Early in WLAN development, many people were trying different technologies to achieve the goal of wireless LAN communication. As some clear winners started to emerge, a need existed for interoperation among these technologies. This desire for interoperation led to the development of standards around WLAN communications.

Right now the only relevant specification is IEEE 802.11n. In early versions of the draft specifications, this standard was only to use the 2.4-GHz RF spectrum. However, the final specification, ratified in September 2009, allowed operating in the 5-GHz RF spectrum as well.

By allowing both of the previous RF spectrums to be used, it allows IEEE 802.11n devices to be backward compatible with both IEEE 802.11b/g and IEEE 802.11a devices and maximizes its possible acceptance in a network setting.

IEEE 802.11n uses both OFDM and MIMO RF modulation techniques.

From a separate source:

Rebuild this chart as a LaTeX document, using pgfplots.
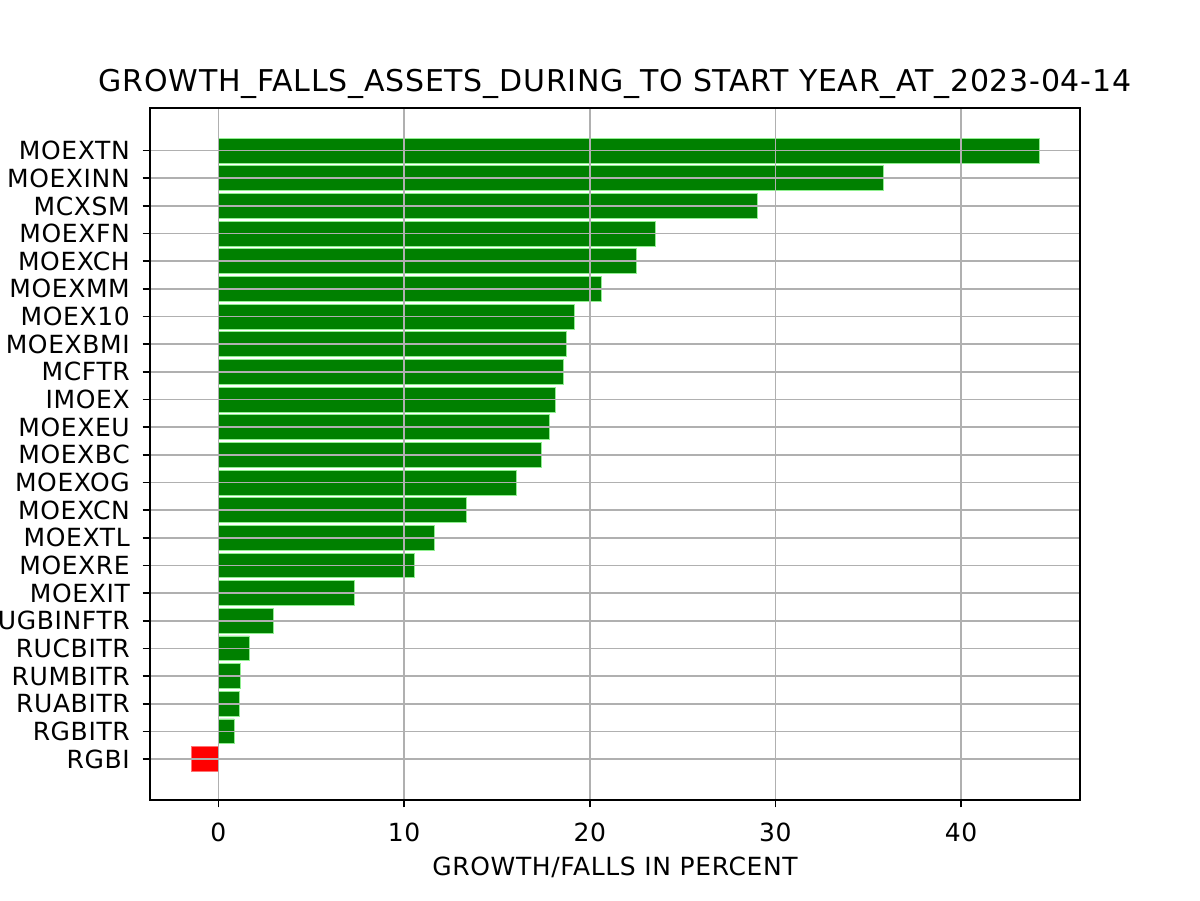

Although ranges are comparable with the IEEE 802.11 network specifications, it allows a maximum throughput of 600 Mbps when using four MIMO streams, or 150 Mbps for a single stream.

IEEE 802.11n offers many advantages over the previous IEEE 802.11 network specifications because it operates in both major RF bands, is backward compatible with other standards, and operates at higher data speeds.

Because it has only recently been ratified, many of the existing devices on the market conform to draft specifications, but you can expect that if you have any of these, a firmware-based upgrade to the final standard should be released soon.